En novembre de la même année, il rencontre Georges Legay, un désespéré au bord du suicide. "Je ne peux pas t'aider, je n'ai rien à te donner. Mais toi, tu peux m'aider à aider les autres". lui répond l’Abbé Pierre. Georges accepte et devient le premier compagnon Emmaüs, fondant ainsi le mouvement tel qu’on le connaît aujourd’hui.
En 1954, il fonde la communauté Emmaüs de Wambrechies, qu’il revient visiter 30 ans plus tard, comme on peut le voir dans cette vidéo. "A 72 ans, l’Abbé Pierre repart en croisade contre l’injustice et la pauvreté", estime la journaliste qui le suit pour cette commémoration. Des maraudes sont organisées pour servir une soupe du soir aux sans-abris.

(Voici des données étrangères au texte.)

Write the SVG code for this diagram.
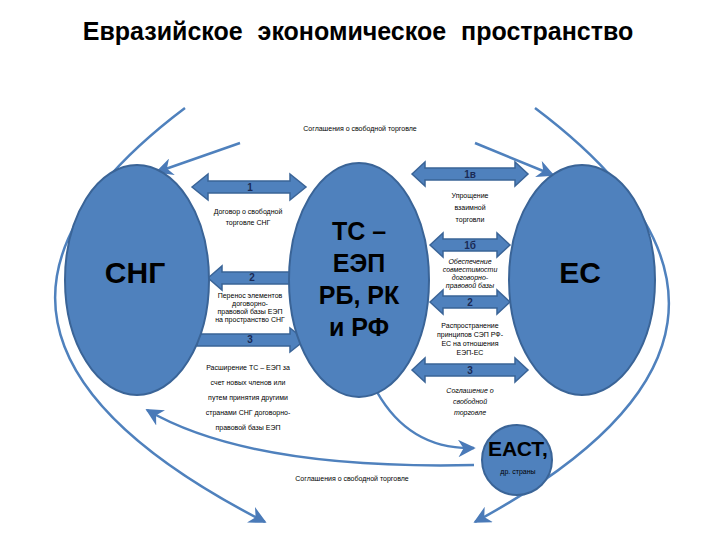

A Wambrechies, les 30 ans d'un combat
« La météo annonce un mois de gelées terribles. Tant que dure l’hiver, que ces centres subsistent, devant leurs frères mourant de misère, une seule opinion doit exister entre hommes : la volonté de rendre impossible que cela dure. [...] Merci ! Chacun de nous peut venir en aide aux « sans abri », dit-il après la mort d’une femme expulsée.
Il déclenche ce que la presse appelle "l’insurrection de la bonté". L’appel rapportera 500 millions de francs, et il faudra plusieurs semaines pour trier les dons en nature. Il fait construire avec cet argent des cités d’hébergement d’urgence, que l’on appellera bientôt des HLM.
En décembre de cette même année 1954, il visite Lille, le 31 décembre. A Lille Fives, et Lille Sud, dans ce que l'on appelait alors le Petit Maroc, il vient apporter son soutien aux familles nombreuses en difficulté. C'est la plus vieille archive existante d'une visite de l'Abbé Pierre dans le Nord.
Au Peit Maroc, à Lille : soutenir les familles nombreuses
Tout au long de sa vie, il forme la relève en faisant prendre des initiatives aux jeunes. En 1982, il crée un camp pour devenir chiffonnier Emmaüs, à Bruay-La-Buissière.
C’est cette même communauté Emmaüs de Bruay-la-Buissière qui créera deux ans plus tard Le Relais, association d'insertion par l'activité économique, spécialisée dans le recyclage textile, qui était encore numéro un de la collecte en France en 2013.
A Bruay-la-Buissière : la mobilisation des jeunes
Emmaüs, c’est aujourd’hui 34 communautés dans le Nord, le Pas-de-Calais et la Picardie. Grâce à la mobilisation de ces groupes très actifs, 13 000 euros ont été réunis en 2014 pour soutenir les actions Emmaüs sur toute la planète.
"N’ayez pas d’inquiétude", disait l’Abbé Pierre, "c’est organisé pour durer". Dix ans après son départ en vacances, les faits lui donnent raison.